"Hammer and Sickle"—one of nine short stories compiled from the last 30 years of Don DeLillo's career in his first-ever anthology, "The Angel Esmeralda"—features two prepubescent girls who anchor a children's news program. Their local access broadcast purports to offer international investment advice, and the scripted dialogue alternates between sounding—as it should—inane and informed. Their father, a man behind bars, watches them on television and thinks to himself their lines must have been written by his wife. Although fewer and fewer prisoners return to watch subsequent airings of the program, the dialogue of the children's show is unforgettable:

"The word is Dubai."

"Say it."

"Dubai."

Combining inscrutability and piquancy in equal measure, lines like these are sure to return to the reader a week or a month after seeing them, as lyrics from catchy songs are often apt to do.

If it's not a line that comes back to the reader, it might be an ending (like that of the rhythmically haunting eight-page-long "The Runner") or an image (like the paintings in grisaille of three German terrorists' corpses in "Baader-Meinhof," a gem of a story on the different ways in which terrorism continues to pervade society in the post-9/11 era).

Many of the stories are structured around similarly enduring symbols that—although occasionally overwrought—give the stories incredible dimension the second and third time around. In "The Ivory Acrobat," a woman traumatized by an earthquake forgets about a palm-sized figurine of a female bull jumper until she finds an analogy between its subject and her own life. DeLillo's stories provide similar illumination for readers; because they are universally applicable, readers might expect to learn something about themselves when certain details come back to them.

Perhaps it's because the writing in "The Angel Esmeralda" is so masterfully harrowing and unflinchingly bleak that these short fictions reverberate the way they do. Or else a result of the fact that each is so precise and piercing in their observations on contemporary existence. Or something that naturally follows from the subtle ways DeLillo's stories shift from the past to the present tense in a way that provides a kind of abstract commentary on the plight of his protagonists.

Take, for example, "The Starveling," a rumination on epistemological doubt that draws inspiration from the allegory of Plato's Cave. The story depicts a middle-aged, down-on-his-luck divorcé who spends most of his day every day at the movies and begins—one afternoon—tracing the footsteps of a fellow moviegoer as she makes her way through the city.

Referring to the ex-wife with whom the protagonist shares an apartment, the story begins: "When it started, long before the woman, he lived in one room.

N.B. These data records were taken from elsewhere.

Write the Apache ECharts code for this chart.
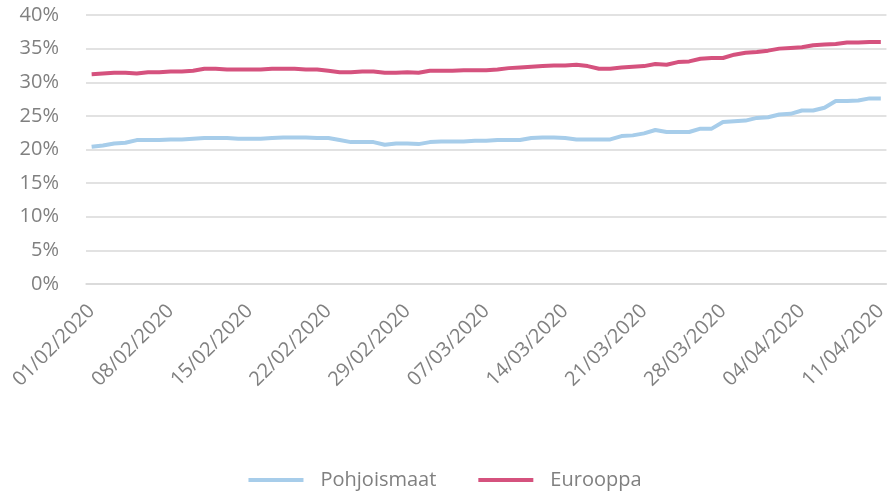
<!DOCTYPE html>
<html>
<head>
<meta charset="utf-8">
<script src="https://cdn.jsdelivr.net/npm/echarts@6/dist/echarts.min.js"></script>
<style>
  html, body { margin: 0; padding: 0; background: #fff; }
  #main { width: 890px; height: 495px; }
</style>
</head>
<body>
<div id="main"></div>
<script>
var days = [
  '01/02/2020','02/02/2020','03/02/2020','04/02/2020','05/02/2020','06/02/2020','07/02/2020',
  '08/02/2020','09/02/2020','10/02/2020','11/02/2020','12/02/2020','13/02/2020','14/02/2020',
  '15/02/2020','16/02/2020','17/02/2020','18/02/2020','19/02/2020','20/02/2020','21/02/2020',
  '22/02/2020','23/02/2020','24/02/2020','25/02/2020','26/02/2020','27/02/2020','28/02/2020',
  '29/02/2020','01/03/2020','02/03/2020','03/03/2020','04/03/2020','05/03/2020','06/03/2020',
  '07/03/2020','08/03/2020','09/03/2020','10/03/2020','11/03/2020','12/03/2020','13/03/2020',
  '14/03/2020','15/03/2020','16/03/2020','17/03/2020','18/03/2020','19/03/2020','20/03/2020',
  '21/03/2020','22/03/2020','23/03/2020','24/03/2020','25/03/2020','26/03/2020','27/03/2020',
  '28/03/2020','29/03/2020','30/03/2020','31/03/2020','01/04/2020','02/04/2020','03/04/2020',
  '04/04/2020','05/04/2020','06/04/2020','07/04/2020','08/04/2020','09/04/2020','10/04/2020',
  '11/04/2020'
];

// osuudet prosentteina
var pohjoismaat = [
  20.4,20.6,20.9,21.0,21.4,21.4,21.4,21.5,21.5,21.6,
  21.7,21.7,21.7,21.6,21.6,21.6,21.7,21.8,21.8,21.8,
  21.7,21.7,21.4,21.1,21.1,21.1,20.7,20.9,20.9,20.8,
  21.1,21.2,21.2,21.2,21.3,21.3,21.4,21.4,21.4,21.7,
  21.8,21.8,21.7,21.5,21.5,21.5,21.5,22.0,22.1,22.4,
  22.9,22.6,22.6,22.6,23.1,23.1,24.1,24.2,24.3,24.7,
  24.8,25.2,25.3,25.8,25.8,26.2,27.2,27.2,27.3,27.6,
  27.6
];
var eurooppa = [
  31.2,31.3,31.4,31.4,31.3,31.5,31.5,31.6,31.6,31.7,
  32.0,32.0,31.9,31.9,31.9,31.9,32.0,32.0,32.0,31.9,
  31.9,31.7,31.5,31.5,31.6,31.6,31.4,31.4,31.5,31.4,
  31.7,31.7,31.7,31.8,31.8,31.8,31.9,32.1,32.2,32.3,
  32.4,32.5,32.5,32.6,32.4,32.0,32.0,32.2,32.3,32.4,
  32.7,32.6,33.0,33.1,33.5,33.6,33.6,34.1,34.4,34.5,
  34.7,35.0,35.1,35.2,35.5,35.6,35.7,35.9,35.9,36.0,
  36.0
];

var txt = '#808080';
var font = 'Open Sans';

var myChart = echarts.init(document.getElementById('main'));
myChart.setOption({
  animation: false,
  textStyle: { fontFamily: font },
  grid: { left: 86, right: 2, top: 15, bottom: 211, containLabel: false },
  legend: {
    bottom: 0,
    left: 'center',
    itemWidth: 55,
    itemHeight: 4,
    itemGap: 42,
    icon: 'rect',
    textStyle: { color: txt, fontSize: 20, fontFamily: font, padding: [0, 0, 0, 12] },
    data: ['Pohjoismaat', 'Eurooppa']
  },
  xAxis: {
    type: 'category',
    data: days,
    boundaryGap: true,
    axisLine: { show: true, lineStyle: { color: '#d9d9d9', width: 1.5 } },
    axisTick: { show: false },
    axisLabel: { interval: 6, rotate: 45, margin: 24, color: txt, fontSize: 20, fontFamily: font }
  },
  yAxis: {
    type: 'value',
    min: 0,
    max: 40,
    interval: 5,
    axisLine: { show: false },
    axisTick: { show: false },
    axisLabel: { formatter: '{value}%', margin: 27, color: txt, fontSize: 20, fontFamily: font },
    splitLine: { lineStyle: { color: '#d9d9d9', width: 1.5 } }
  },
  series: [
    {
      name: 'Pohjoismaat',
      type: 'line',
      data: pohjoismaat,
      symbol: 'none',
      itemStyle: { color: '#a7cdea' },
      lineStyle: { color: '#a7cdea', width: 4 }
    },
    {
      name: 'Eurooppa',
      type: 'line',
      data: eurooppa,
      symbol: 'none',
      itemStyle: { color: '#d5527e' },
      lineStyle: { color: '#d5527e', width: 4 }
    }
  ]
});
</script>
</body>
</html>
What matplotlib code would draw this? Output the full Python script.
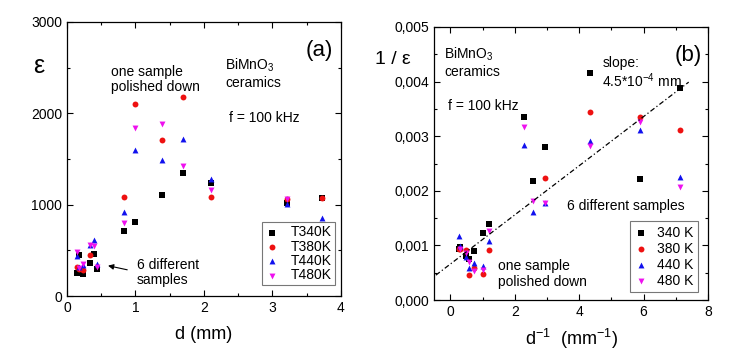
import matplotlib
matplotlib.use('Agg')
import matplotlib.pyplot as plt
import numpy as np
from matplotlib.ticker import MultipleLocator, FuncFormatter

plt.rcParams['font.family'] = ['Liberation Sans', 'DejaVu Sans']
plt.rcParams['mathtext.fontset'] = 'custom'
plt.rcParams['mathtext.rm'] = 'Liberation Sans'
plt.rcParams['mathtext.it'] = 'Liberation Sans:italic'
plt.rcParams['font.size'] = 10

# sample thickness d (mm) and permittivity, one list per temperature
d_340 = [0.14, 0.17, 0.23, 0.34, 0.39, 0.44, 0.83, 1.0, 1.39, 1.70, 2.10, 3.21, 3.73]
eps_340 = [258, 452, 241, 358, 457, 299, 716, 814, 1106, 1345, 1240, 1022, 1070]
d_380 = [0.14, 0.17, 0.23, 0.34, 0.83, 1.0, 1.39, 1.70, 2.10, 3.21, 3.73]
eps_380 = [321, 298, 291, 448, 1088, 2100, 1709, 2183, 1088, 1062, 1077]
d_440 = [0.14, 0.17, 0.23, 0.34, 0.39, 0.44, 0.83, 1.0, 1.39, 1.70, 2.10, 3.21, 3.73]
eps_440 = [442, 321, 344, 562, 617, 352, 923, 1600, 1490, 1720, 1280, 1007, 858]
d_480 = [0.14, 0.17, 0.23, 0.34, 0.39, 0.44, 0.83, 1.0, 1.39, 1.70, 2.10, 3.21]
eps_480 = [485, 306, 355, 562, 552, 316, 796, 1840, 1881, 1424, 1161, 1062]

temps_a = ['T340K', 'T380K', 'T440K', 'T480K']
temps_b = ['340 K', '380 K', '440 K', '480 K']
colors = ['black', '#ee1111', '#1111ee', '#ee11ee']
markers = ['s', 'o', '^', 'v']

# linear fit shown in panel (b)
fit_slope = 4.5e-4
fit_intercept = 0.66e-3
fit_range = [-0.45, 7.4]

series = [(d_340, eps_340), (d_380, eps_380), (d_440, eps_440), (d_480, eps_480)]

fig = plt.figure(figsize=(7.36, 3.59), dpi=100)
ax1 = fig.add_axes([0.091, 0.175, 0.372, 0.764])
ax2 = fig.add_axes([0.590, 0.164, 0.372, 0.761])


def style(ax):
    ax.tick_params(which='both', direction='in', top=True, right=True, labelsize=10)
    ax.tick_params(which='major', length=4, width=0.8)
    ax.tick_params(which='minor', length=2.5, width=0.8)
    for s in ax.spines.values():
        s.set_linewidth(0.9)


# panel (a)
for (d, e), lab, c, m in zip(series, temps_a, colors, markers):
    ax1.scatter(d, e, s=18, c=c, marker=m, label=lab, linewidths=0)
ax1.set_xlim(0, 4)
ax1.set_ylim(0, 3000)
ax1.xaxis.set_major_locator(MultipleLocator(1))
ax1.xaxis.set_minor_locator(MultipleLocator(0.5))
ax1.yaxis.set_major_locator(MultipleLocator(1000))
ax1.yaxis.set_minor_locator(MultipleLocator(500))
style(ax1)
ax1.set_xlabel('d (mm)', fontsize=13, labelpad=8)
ax1.text(-0.105, 0.84, 'ε', transform=ax1.transAxes, fontsize=18, ha='center', va='center')
ax1.text(3.69, 2690, '(a)', fontsize=16, ha='center', va='center')
ax1.text(0.65, 2370, 'one sample\npolished down', fontsize=10, va='center', linespacing=1.15)
ax1.text(2.31, 2440, 'BiMnO$_3$\nceramics', fontsize=10, va='center', linespacing=1.15)
ax1.text(2.37, 1950, 'f = 100 kHz', fontsize=10, va='center')
ax1.text(1.02, 260, '6 different\nsamples', fontsize=10, va='center', linespacing=1.15)
ax1.annotate('', xy=(0.56, 340), xytext=(0.92, 282),
             arrowprops=dict(arrowstyle='-|>', color='black', lw=0.8, mutation_scale=8))
leg1 = ax1.legend(loc='lower right', bbox_to_anchor=(0.98, 0.04), borderaxespad=0,
                  fancybox=False, edgecolor='#555555', handletextpad=0.8,
                  handlelength=1.1, labelspacing=0.02, borderpad=0.22, fontsize=10,
                  scatterpoints=1)
leg1.get_frame().set_linewidth(0.8)

# panel (b)
for (d, e), lab, c, m in zip(series, temps_b, colors, markers):
    ax2.scatter(1 / np.array(d), 1 / np.array(e), s=18, c=c, marker=m, label=lab, linewidths=0)
fx = np.array(fit_range)
ax2.plot(fx, fit_intercept + fit_slope * fx, color='black', lw=0.9, ls='-.', dashes=(4, 2, 1, 2))
ax2.set_xlim(-0.5, 8)
ax2.set_ylim(0, 0.005)
ax2.xaxis.set_major_locator(MultipleLocator(2))
ax2.xaxis.set_minor_locator(MultipleLocator(1))
ax2.yaxis.set_major_locator(MultipleLocator(0.001))
ax2.yaxis.set_minor_locator(MultipleLocator(0.0005))
ax2.yaxis.set_major_formatter(FuncFormatter(lambda v, p: f'{v:.3f}'.replace('.', ',')))
style(ax2)
ax2.set_xlabel('d$^{-1}$  (mm$^{-1}$)', fontsize=13, labelpad=6)
ax2.text(-0.15, 0.88, '1 / ε', transform=ax2.transAxes, fontsize=14, ha='center', va='center')
ax2.text(7.38, 0.00447, '(b)', fontsize=16, ha='center', va='center')
ax2.text(-0.19, 0.00435, 'BiMnO$_3$\nceramics', fontsize=10, va='center', linespacing=1.15)
ax2.text(-0.06, 0.00356, 'f = 100 kHz', fontsize=10, va='center')
ax2.text(4.72, 0.00434, 'slope:', fontsize=10, va='center')
ax2.text(4.72, 0.00401, '4.5*10$^{-4}$ mm', fontsize=10, va='center')
ax2.text(3.63, 0.00172, '6 different samples', fontsize=10, va='center')
ax2.text(1.49, 0.00048, 'one sample\npolished down', fontsize=10, va='center', linespacing=1.15)
leg2 = ax2.legend(loc='lower right', bbox_to_anchor=(0.963, 0.03), borderaxespad=0,
                  fancybox=False, edgecolor='#555555', handletextpad=0.6,
                  handlelength=1.1, labelspacing=0.15, borderpad=0.3, fontsize=10,
                  scatterpoints=1)
leg2.get_frame().set_linewidth(0.8)

fig.savefig('out.png', dpi=100)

He did not hope for improved circumstances. This was where he belonged, single window, shower, hotplate, a squat refrigerator parked in the bathroom, a makeshift closet for scant possessions. There is a kind of uneventfulness that resembles meditation. One morning he sat drinking coffee and staring into space when the lamp that extended from the wall rustled into flame." Such momentary shifts in tense are seamlessly woven into the narrative fabric and allow the author to neatly generalize from the particular.

In one way or another, DeLillo's protagonists all sound like disenchanted outsiders trying to break free of the regular rhythms of modern society. The suggestion seems to be that everyone today fits the same profile, more or less.

All nine stories in "The Angel Esmeralda" flirt with the ways in which people handle uncertain knowledge—whether that means a vacationer who can't seem to catch a flight off an unnamed island cheating on his wife in the absurdist "Creation," or an elderly nun compulsively praying and washing herself in the mind-blowing tale from which the collection takes its title.

The stories are also linked by their commentary on the inadequacies of language. The main character of "The Starveling" is described at one point "thinking whatever he was thinking, none of it reducible to words."

Even the less lofty worries that occasionally afflict DeLillo's cast of characters contain a kind of depth. The concerns of the protagonist in "The Starveling" appear trifling at first, but prove to be devastatingly deadpan and purposeful when considered closely: "His name was Leo Zhelezniak. It took half a lifetime before he began to fit into the name."

As the story progresses, it opens up questions about whether certain things in the world take on significance because people afford them significance or because those things are inherently so imbued.

DeLillo's stories demand to be reread time and time again. After just a few pages, readers will want to drown out everyday concerns and fully immerse themselves in this tour de force.